= Chantal Duhaime =

Canadian curler

Chantal Duhaime (born March 6, 1990, in Pickering, Ontario, as Chantal Lalonde) is a Canadian curler from Barrie, Ontario. She currently plays third for Team Jacqueline Harrison.

==Curling career==
Duhaime played third for Ontario at the 2008 Canadian Junior Curling Championships on a team skipped by Danielle Inglis. The team finished the round robin with a 6–6 record, missing the playoffs. She skipped the Fanshawe College Falcons at the 2012 CCAA Curling Invitational Championship, winning the gold medal.

Duhaime and future husband Connor Duhaime played in the 2014 Canadian Mixed Doubles Curling Trials, but finished with a 1–6 record, missing the playoffs.

After her college career, Duhaime continued to skip her own team on the Ontario and World Curling Tours. She joined the Tippin rink in 2015. In their first season together, the team won the CookstownCash presented by Comco Canada Inc. and the Stroud Sleeman Cash Spiel. Duhaime qualified for her first Ontario Scotties Tournament of Hearts in 2016 as part of the team. The team made the playoffs, but lost in the 3 vs. 4 game.

In the 2016-17 curling season, the team defended their title at the Stroud Sleeman Cash Spiel. They played at the 2017 Ontario Scotties Tournament of Hearts, but missed the playoffs.

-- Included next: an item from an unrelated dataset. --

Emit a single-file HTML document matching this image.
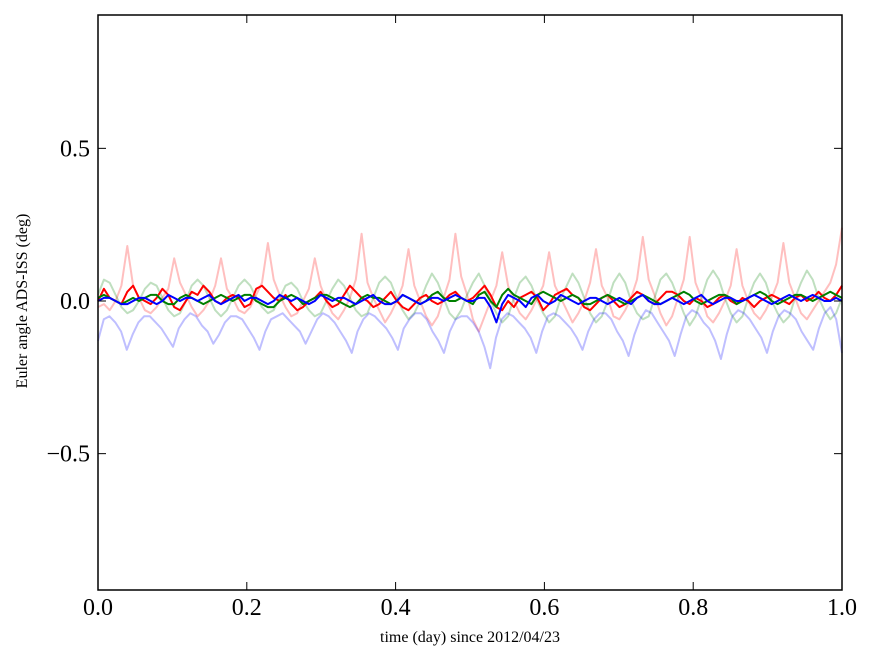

In the 2017-18 curling season, Duhaime qualified for her first Grand Slam event, the 2017 GSOC Tour Challenge, where the team would lose in a tiebreaker. The team won two events in the season, the StuSells Toronto Tankard and the KW Fall Classic. The Tippin rink would win the B final of the 2017 Home Hardware Road to the Road Pre-Trials, qualifying the team to play at the 2017 Canadian Olympic Curling Trials.

==Personal life==
Duhaime owns River Rock Dental Hygiene. She is married to fellow curler Connor Duhaime. She graduated from Fanshawe College in 2012.